#### Short problem
Every line must be returned precisely as it is written.

#### Supplied material
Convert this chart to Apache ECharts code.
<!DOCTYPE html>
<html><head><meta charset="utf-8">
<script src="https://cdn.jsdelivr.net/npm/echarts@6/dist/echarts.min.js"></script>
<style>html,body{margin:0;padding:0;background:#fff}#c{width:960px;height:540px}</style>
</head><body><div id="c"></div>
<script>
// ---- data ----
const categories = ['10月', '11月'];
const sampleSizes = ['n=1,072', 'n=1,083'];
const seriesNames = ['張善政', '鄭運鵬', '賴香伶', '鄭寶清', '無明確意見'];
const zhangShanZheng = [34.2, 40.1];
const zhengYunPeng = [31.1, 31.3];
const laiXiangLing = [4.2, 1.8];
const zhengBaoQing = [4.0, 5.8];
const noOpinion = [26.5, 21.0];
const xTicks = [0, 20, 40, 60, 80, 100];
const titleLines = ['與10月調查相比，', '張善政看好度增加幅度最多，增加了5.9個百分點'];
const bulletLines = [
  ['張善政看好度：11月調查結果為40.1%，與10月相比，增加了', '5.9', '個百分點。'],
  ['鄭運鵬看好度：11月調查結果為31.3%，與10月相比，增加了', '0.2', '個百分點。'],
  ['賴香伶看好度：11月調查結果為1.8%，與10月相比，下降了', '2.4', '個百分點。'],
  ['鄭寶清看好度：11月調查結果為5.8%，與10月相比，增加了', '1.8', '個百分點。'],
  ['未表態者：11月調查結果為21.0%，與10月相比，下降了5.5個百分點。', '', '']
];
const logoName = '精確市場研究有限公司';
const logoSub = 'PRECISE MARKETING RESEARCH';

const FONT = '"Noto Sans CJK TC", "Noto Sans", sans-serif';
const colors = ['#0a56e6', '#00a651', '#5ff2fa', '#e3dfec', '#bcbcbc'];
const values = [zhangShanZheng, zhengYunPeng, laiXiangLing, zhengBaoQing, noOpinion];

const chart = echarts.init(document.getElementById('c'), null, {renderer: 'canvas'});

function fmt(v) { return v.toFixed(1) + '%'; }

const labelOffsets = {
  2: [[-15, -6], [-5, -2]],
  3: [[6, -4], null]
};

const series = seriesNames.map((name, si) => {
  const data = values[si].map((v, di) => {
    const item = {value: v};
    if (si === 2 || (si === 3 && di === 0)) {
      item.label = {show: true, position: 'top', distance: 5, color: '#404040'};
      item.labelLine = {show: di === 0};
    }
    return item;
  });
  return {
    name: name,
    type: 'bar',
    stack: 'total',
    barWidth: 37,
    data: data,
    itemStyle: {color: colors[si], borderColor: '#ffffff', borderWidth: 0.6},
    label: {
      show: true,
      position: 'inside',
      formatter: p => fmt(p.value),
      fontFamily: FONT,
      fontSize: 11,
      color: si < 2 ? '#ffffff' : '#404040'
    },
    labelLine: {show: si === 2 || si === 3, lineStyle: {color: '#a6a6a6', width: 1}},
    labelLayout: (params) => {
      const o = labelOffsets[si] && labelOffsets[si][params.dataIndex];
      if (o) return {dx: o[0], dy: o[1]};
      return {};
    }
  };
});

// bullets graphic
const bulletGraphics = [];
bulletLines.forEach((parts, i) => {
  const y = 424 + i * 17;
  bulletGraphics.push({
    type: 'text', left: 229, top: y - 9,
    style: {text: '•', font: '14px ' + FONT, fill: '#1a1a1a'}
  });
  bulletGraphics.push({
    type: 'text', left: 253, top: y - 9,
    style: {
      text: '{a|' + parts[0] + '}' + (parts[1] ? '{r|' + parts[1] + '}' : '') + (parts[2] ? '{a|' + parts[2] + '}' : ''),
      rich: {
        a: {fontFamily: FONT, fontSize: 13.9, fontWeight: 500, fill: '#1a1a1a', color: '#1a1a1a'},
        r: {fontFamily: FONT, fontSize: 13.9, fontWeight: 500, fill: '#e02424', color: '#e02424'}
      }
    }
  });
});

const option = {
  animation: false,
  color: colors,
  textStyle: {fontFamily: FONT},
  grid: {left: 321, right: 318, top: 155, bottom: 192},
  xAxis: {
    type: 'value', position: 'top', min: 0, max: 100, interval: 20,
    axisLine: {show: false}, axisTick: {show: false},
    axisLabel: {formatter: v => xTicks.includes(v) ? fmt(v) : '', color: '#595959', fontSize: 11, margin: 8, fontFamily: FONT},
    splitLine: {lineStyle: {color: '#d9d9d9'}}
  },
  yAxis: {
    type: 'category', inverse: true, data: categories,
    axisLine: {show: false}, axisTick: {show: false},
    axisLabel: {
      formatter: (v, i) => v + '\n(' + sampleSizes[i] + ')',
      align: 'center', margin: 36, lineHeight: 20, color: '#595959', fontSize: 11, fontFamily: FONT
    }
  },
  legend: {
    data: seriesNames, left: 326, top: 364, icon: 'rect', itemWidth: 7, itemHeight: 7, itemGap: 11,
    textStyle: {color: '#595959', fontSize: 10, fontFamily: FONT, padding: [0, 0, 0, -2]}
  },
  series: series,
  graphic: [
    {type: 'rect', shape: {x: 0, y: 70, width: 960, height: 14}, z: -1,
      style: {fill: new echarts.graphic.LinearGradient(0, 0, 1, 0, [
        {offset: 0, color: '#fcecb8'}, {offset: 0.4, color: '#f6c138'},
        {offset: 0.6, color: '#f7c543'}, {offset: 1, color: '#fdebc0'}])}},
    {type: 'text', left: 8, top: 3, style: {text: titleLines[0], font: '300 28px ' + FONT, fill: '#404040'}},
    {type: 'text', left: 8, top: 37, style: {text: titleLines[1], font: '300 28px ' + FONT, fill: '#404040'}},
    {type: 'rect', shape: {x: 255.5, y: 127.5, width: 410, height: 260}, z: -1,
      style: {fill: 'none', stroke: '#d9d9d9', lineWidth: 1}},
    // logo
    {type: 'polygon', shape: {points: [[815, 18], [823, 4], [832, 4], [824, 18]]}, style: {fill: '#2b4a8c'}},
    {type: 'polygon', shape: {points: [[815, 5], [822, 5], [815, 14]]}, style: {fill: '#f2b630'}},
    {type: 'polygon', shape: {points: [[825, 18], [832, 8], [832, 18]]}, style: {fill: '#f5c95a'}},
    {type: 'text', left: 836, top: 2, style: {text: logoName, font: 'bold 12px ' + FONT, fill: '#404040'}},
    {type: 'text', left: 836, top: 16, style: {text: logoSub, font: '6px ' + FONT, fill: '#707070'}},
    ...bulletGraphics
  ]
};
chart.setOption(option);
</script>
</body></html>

#### Task response
Convert this chart to Apache ECharts code.
<!DOCTYPE html>
<html><head><meta charset="utf-8">
<script src="https://cdn.jsdelivr.net/npm/echarts@6/dist/echarts.min.js"></script>
<style>html,body{margin:0;padding:0;background:#fff}#c{width:960px;height:540px}</style>
</head><body><div id="c"></div>
<script>
// ---- data ----
const categories = ['10月', '11月'];
const sampleSizes = ['n=1,072', 'n=1,083'];
const seriesNames = ['張善政', '鄭運鵬', '賴香伶', '鄭寶清', '無明確意見'];
const zhangShanZheng = [34.2, 40.1];
const zhengYunPeng = [31.1, 31.3];
const laiXiangLing = [4.2, 1.8];
const zhengBaoQing = [4.0, 5.8];
const noOpinion = [26.5, 21.0];
const xTicks = [0, 20, 40, 60, 80, 100];
const titleLines = ['與10月調查相比，', '張善政看好度增加幅度最多，增加了5.9個百分點'];
const bulletLines = [
  ['張善政看好度：11月調查結果為40.1%，與10月相比，增加了', '5.9', '個百分點。'],
  ['鄭運鵬看好度：11月調查結果為31.3%，與10月相比，增加了', '0.2', '個百分點。'],
  ['賴香伶看好度：11月調查結果為1.8%，與10月相比，下降了', '2.4', '個百分點。'],
  ['鄭寶清看好度：11月調查結果為5.8%，與10月相比，增加了', '1.8', '個百分點。'],
  ['未表態者：11月調查結果為21.0%，與10月相比，下降了5.5個百分點。', '', '']
];
const logoName = '精確市場研究有限公司';
const logoSub = 'PRECISE MARKETING RESEARCH';

const FONT = '"Noto Sans CJK TC", "Noto Sans", sans-serif';
const colors = ['#0a56e6', '#00a651', '#5ff2fa', '#e3dfec', '#bcbcbc'];
const values = [zhangShanZheng, zhengYunPeng, laiXiangLing, zhengBaoQing, noOpinion];

const chart = echarts.init(document.getElementById('c'), null, {renderer: 'canvas'});

function fmt(v) { return v.toFixed(1) + '%'; }

const labelOffsets = {
  2: [[-15, -6], [-5, -2]],
  3: [[6, -4], null]
};

const series = seriesNames.map((name, si) => {
  const data = values[si].map((v, di) => {
    const item = {value: v};
    if (si === 2 || (si === 3 && di === 0)) {
      item.label = {show: true, position: 'top', distance: 5, color: '#404040'};
      item.labelLine = {show: di === 0};
    }
    return item;
  });
  return {
    name: name,
    type: 'bar',
    stack: 'total',
    barWidth: 37,
    data: data,
    itemStyle: {color: colors[si], borderColor: '#ffffff', borderWidth: 0.6},
    label: {
      show: true,
      position: 'inside',
      formatter: p => fmt(p.value),
      fontFamily: FONT,
      fontSize: 11,
      color: si < 2 ? '#ffffff' : '#404040'
    },
    labelLine: {show: si === 2 || si === 3, lineStyle: {color: '#a6a6a6', width: 1}},
    labelLayout: (params) => {
      const o = labelOffsets[si] && labelOffsets[si][params.dataIndex];
      if (o) return {dx: o[0], dy: o[1]};
      return {};
    }
  };
});

// bullets graphic
const bulletGraphics = [];
bulletLines.forEach((parts, i) => {
  const y = 424 + i * 17;
  bulletGraphics.push({
    type: 'text', left: 229, top: y - 9,
    style: {text: '•', font: '14px ' + FONT, fill: '#1a1a1a'}
  });
  bulletGraphics.push({
    type: 'text', left: 253, top: y - 9,
    style: {
      text: '{a|' + parts[0] + '}' + (parts[1] ? '{r|' + parts[1] + '}' : '') + (parts[2] ? '{a|' + parts[2] + '}' : ''),
      rich: {
        a: {fontFamily: FONT, fontSize: 13.9, fontWeight: 500, fill: '#1a1a1a', color: '#1a1a1a'},
        r: {fontFamily: FONT, fontSize: 13.9, fontWeight: 500, fill: '#e02424', color: '#e02424'}
      }
    }
  });
});

const option = {
  animation: false,
  color: colors,
  textStyle: {fontFamily: FONT},
  grid: {left: 321, right: 318, top: 155, bottom: 192},
  xAxis: {
    type: 'value', position: 'top', min: 0, max: 100, interval: 20,
    axisLine: {show: false}, axisTick: {show: false},
    axisLabel: {formatter: v => xTicks.includes(v) ? fmt(v) : '', color: '#595959', fontSize: 11, margin: 8, fontFamily: FONT},
    splitLine: {lineStyle: {color: '#d9d9d9'}}
  },
  yAxis: {
    type: 'category', inverse: true, data: categories,
    axisLine: {show: false}, axisTick: {show: false},
    axisLabel: {
      formatter: (v, i) => v + '\n(' + sampleSizes[i] + ')',
      align: 'center', margin: 36, lineHeight: 20, color: '#595959', fontSize: 11, fontFamily: FONT
    }
  },
  legend: {
    data: seriesNames, left: 326, top: 364, icon: 'rect', itemWidth: 7, itemHeight: 7, itemGap: 11,
    textStyle: {color: '#595959', fontSize: 10, fontFamily: FONT, padding: [0, 0, 0, -2]}
  },
  series: series,
  graphic: [
    {type: 'rect', shape: {x: 0, y: 70, width: 960, height: 14}, z: -1,
      style: {fill: new echarts.graphic.LinearGradient(0, 0, 1, 0, [
        {offset: 0, color: '#fcecb8'}, {offset: 0.4, color: '#f6c138'},
        {offset: 0.6, color: '#f7c543'}, {offset: 1, color: '#fdebc0'}])}},
    {type: 'text', left: 8, top: 3, style: {text: titleLines[0], font: '300 28px ' + FONT, fill: '#404040'}},
    {type: 'text', left: 8, top: 37, style: {text: titleLines[1], font: '300 28px ' + FONT, fill: '#404040'}},
    {type: 'rect', shape: {x: 255.5, y: 127.5, width: 410, height: 260}, z: -1,
      style: {fill: 'none', stroke: '#d9d9d9', lineWidth: 1}},
    // logo
    {type: 'polygon', shape: {points: [[815, 18], [823, 4], [832, 4], [824, 18]]}, style: {fill: '#2b4a8c'}},
    {type: 'polygon', shape: {points: [[815, 5], [822, 5], [815, 14]]}, style: {fill: '#f2b630'}},
    {type: 'polygon', shape: {points: [[825, 18], [832, 8], [832, 18]]}, style: {fill: '#f5c95a'}},
    {type: 'text', left: 836, top: 2, style: {text: logoName, font: 'bold 12px ' + FONT, fill: '#404040'}},
    {type: 'text', left: 836, top: 16, style: {text: logoSub, font: '6px ' + FONT, fill: '#707070'}},
    ...bulletGraphics
  ]
};
chart.setOption(option);
</script>
</body></html>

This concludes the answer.